Выбрать главу

Небо было черным. Единственное, что не нравилось Эшу в снегопадах, это исчезновение неба. А он так любил небо над Нью-Йорком — огромное, просторное, которое никогда не видят люди на улицах.

— Башни, построй для них башни, — произнес он вслух. — Создай большой музей высоко в небе, с террасами вокруг него. Отвези их туда в стеклянных лифтах, прямо к небу, чтобы они увидели…

Башни для удовольствия среди тех, что люди построили для коммерции и извлечения выгоды.

Внезапно у него возникла мысль, вообще-то давняя мысль, которая часто посещала его и подталкивала к размышлениям, а может, и к догадкам. Первые найденные письменные документы были торговыми списками купленных и проданных предметов. На клинописных табличках, что откопали в Иерихоне, были именно инвентарные описи… Их же нашли и в Микенах.

Никто в те времена не считал важным записывать чьи-либо идеи или мысли. Архитектурные сооружения — совсем иное дело. Самыми грандиозными были культовые строения: храмы или гигантские зиккураты — ступенчатые башни из кирпича-сырца, отделанные песчаником, на которые люди взбирались, чтобы принести жертвы богам. Или круг из валунов-сарсенов в долине Солсбери.

Теперь, семь тысяч лет спустя, величайшими строениями стали бизнес-центры. Они были увенчаны названиями банков, огромных корпораций или крупных частных компаний вроде его собственной. Из своего окна Эш мог видеть эти названия — ярко светившиеся огромные буквы, пронзавшие снежное небо, темноту, которая на самом деле не была темнотой.

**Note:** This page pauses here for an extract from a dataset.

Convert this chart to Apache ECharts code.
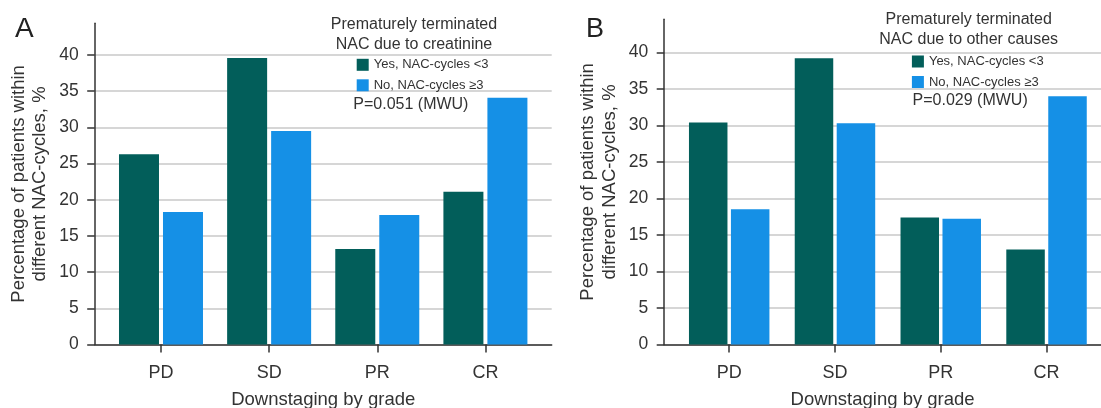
<!DOCTYPE html>
<html><head><meta charset="utf-8">
<script src="https://cdn.jsdelivr.net/npm/echarts@6/dist/echarts.min.js"></script>
<style>html,body{margin:0;padding:0;background:#fff}#c{width:1101px;height:408px}</style>
</head><body><div id="c"></div>
<script>
const categories = ['PD', 'SD', 'PR', 'CR'];
const seriesNames = ['Yes, NAC-cycles <3', 'No, NAC-cycles \u22653'];
const creatinineYes = [26.3, 39.6, 13.2, 21.1];
const creatinineNo = [18.3, 29.5, 17.9, 34.1];
const otherYes = [30.4, 39.2, 17.4, 13.0];
const otherNo = [18.5, 30.3, 17.2, 34.0];
const yTicks = [0, 5, 10, 15, 20, 25, 30, 35, 40];
const catPos = categories.map((c, i) => i + 1);

const FONT = "'Liberation Sans', Arial, Helvetica, sans-serif";
const DARK = '#025E5A';
const BLUE = '#1590E6';
const TXT = '#333';

function toPairs(arr) { return catPos.map((x, i) => [x, arr[i]]); }

function xAxisFor(gi, min, max) {
  return {
    type: 'value', gridIndex: gi, min: min, max: max,
    axisLine: { show: true, onZero: false, lineStyle: { color: '#333', width: 1.5 } },
    axisTick: { show: true, customValues: catPos, length: 8, lineStyle: { color: '#333', width: 1.5 } },
    axisLabel: { show: true, customValues: catPos, formatter: v => categories[Math.round(v) - 1] || '',
      fontSize: 18, color: TXT, fontFamily: FONT, margin: 19.5 },
    splitLine: { show: false },
    name: 'Downstaging by grade', nameLocation: 'middle', nameGap: 46,
    nameTextStyle: { fontSize: 18.5, color: TXT, fontFamily: FONT }
  };
}
function yAxisFor(gi, max) {
  return {
    type: 'value', gridIndex: gi, min: 0, max: max,
    axisLine: { show: true, onZero: false, lineStyle: { color: '#333', width: 1.5 } },
    axisTick: { show: true, customValues: yTicks, length: 7.5, lineStyle: { color: '#333', width: 1.5 } },
    axisLabel: { show: true, customValues: yTicks, fontSize: 17.5, color: TXT, fontFamily: FONT, margin: 16 },
    splitLine: { show: true, lineStyle: { color: '#c8c8c8', width: 1.5 } },
    name: 'Percentage of patients within\ndifferent NAC-cycles, %', nameLocation: 'middle', nameGap: 44, nameRotate: 90,
    nameTextStyle: { fontSize: 18.5, lineHeight: 21.5, color: TXT, fontFamily: FONT }
  };
}
function barSeries(name, data, gi, color, w, gap) {
  return { type: 'bar', name: name, xAxisIndex: gi, yAxisIndex: gi, data: toPairs(data),
    barWidth: w, barGap: gap, itemStyle: { color: color }, emphasis: { disabled: true }, animation: false };
}
function legendFor(left, top) {
  return { data: seriesNames, orient: 'vertical', left: left, top: top, padding: 0,
    itemWidth: 12, itemHeight: 12, itemGap: 7.5, icon: 'rect', selectedMode: false,
    textStyle: { fontSize: 13, color: TXT, fontFamily: FONT, lineHeight: 12 } };
}

const chart = echarts.init(document.getElementById('c'), null, { renderer: 'canvas' });
chart.setOption({
  animation: false,
  backgroundColor: '#fff',
  grid: [
    { left: 94.7, top: 23.3, width: 457, height: 321.2, containLabel: false, outerBoundsMode: 'none' },
    { left: 664.2, top: 19.3, width: 436.8, height: 325.2, containLabel: false, outerBoundsMode: 'none' }
  ],
  xAxis: [xAxisFor(0, 0.387, 4.613), xAxisFor(1, 0.3855, 4.515)],
  yAxis: [yAxisFor(0, 44.38), yAxisFor(1, 44.52)],
  legend: [legendFor(356.7, 58.3), legendFor(911.9, 55)],
  series: [
    barSeries(seriesNames[0], creatinineYes, 0, DARK, 40, '10%'),
    barSeries(seriesNames[1], creatinineNo, 0, BLUE, 40, '10%'),
    barSeries(seriesNames[0], otherYes, 1, DARK, 38.5, '9%'),
    barSeries(seriesNames[1], otherNo, 1, BLUE, 38.5, '9%')
  ],
  graphic: [
    { type: 'text', x: 15, y: 29, style: { text: 'A', fill: '#222', font: '28px ' + FONT, align: 'left', verticalAlign: 'middle' } },
    { type: 'text', x: 586, y: 29.5, style: { text: 'B', fill: '#222', font: '27px ' + FONT, align: 'left', verticalAlign: 'middle' } },
    { type: 'text', x: 414, y: 35, style: { text: 'Prematurely terminated\nNAC due to creatinine', fill: TXT, font: '16px ' + FONT, lineHeight: 20, align: 'center', verticalAlign: 'middle' } },
    { type: 'text', x: 968.7, y: 30, style: { text: 'Prematurely terminated\nNAC due to other causes', fill: TXT, font: '16px ' + FONT, lineHeight: 20, align: 'center', verticalAlign: 'middle' } },
    { type: 'text', x: 353.3, y: 104.5, style: { text: 'P=0.051 (MWU)', fill: TXT, font: '16px ' + FONT, align: 'left', verticalAlign: 'middle' } },
    { type: 'text', x: 912.6, y: 100.5, style: { text: 'P=0.029 (MWU)', fill: TXT, font: '16px ' + FONT, align: 'left', verticalAlign: 'middle' } }
  ]
});
</script>
</body></html>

Что касается храмов и других культовых мест, то они стали реликтами и полностью утратили значимость. Где-то там, внизу, если постараться, можно рассмотреть шпили собора Святого Патрика. Но теперь это скорее святыня прошлого, чем оживленный центр религиозного духа. Устремленный к небу среди высоких безликих стеклянных зданий, собор выглядел весьма странно. Величественным он казался только при взгляде с улицы.

Писцы Иерихона могли бы оценить такой поворот, думал Эш. А с другой стороны, может, и не могли бы. Он сам едва понимал все это, хотя значение и смысл перемен были огромны и куда более удивительны, чем то осознавали человеческие существа. Вся эта коммерция, бесконечное умножение прекрасных и полезных вещей могли бы в итоге спасти мир, если бы только…

Заранее спланированное моральное устаревание, массовое уничтожение прошлогодних товаров, стремительная замена устаревшего или желание объявить никудышными чужие разработки — все это было результатом трагического недостатка дальновидности. И винить в этом следовало самое что ни на есть ограниченное понимание теории рынка. Настоящая революция происходит не в цикле создания и разрушения, а в великих изобретениях и бесконечной экспансии. Древним дихотомиям следовало пасть, старые понятия уже не работали. В его дорогой Бру, в ее частях, собранных фабричным способом, в легких и прекрасных штрихах шариковой авторучки, в пятидолларовых Библиях и в игрушках, замечательных игрушках, что стояли на полках даже в аптеках и стоили пару пенни, — вот где крылось спасение.

Казалось, Эш мог бы уже осмыслить все это, мог проникнуть в это, постичь, создать крепкую, легко объяснимую теорию, если только…

— Мистер Эш…

Его отвлек тихий голос. Ничего другого не требовалось. Он всех их научил этому: «Не хлопайте дверями. Говорите тихо. Я вас услышу».

А этот голос принадлежал Реммику, который и от природы был нешумлив, англичанину (с примесью кельтской крови, хотя сам Реммик этого и не знал), личному слуге, незаменимому в последнее десятилетие, хотя вскоре должно было настать время, когда ради безопасности Реммика придется отослать прочь.

— Мистер Эш, пришла та молодая женщина.

— Спасибо, Реммик, — ответил Эш еще тише, чем слуга.

В темном оконном стекле он мог бы при желании увидеть отражение Реммика — благообразного мужчины с маленькими, очень блестящими голубыми глазами. Они сидели слишком близко друг к другу, эти глаза. Но лицо не казалось неприятным, и на нем всегда было выражение такого спокойствия и непоказной преданности, что Эш даже полюбил это выражение, полюбил самого Реммика.

В мире существовало множество кукол со слишком близко посаженными глазами, в особенности французских кукол, изготовленных много лет назад «Жюмо», «Шмиттом и сыновьями», а также «Юре» и «Пети и Демонтье», — с круглыми, как луна, личиками, с блестящими стеклянными глазами возле маленьких фарфоровых носиков, с крошечными ротиками, на первый взгляд казавшимися миниатюрными бутонами, а то и следами пчелиных укусов. Всем нравились эти куклы. Покусанные пчелами королевы.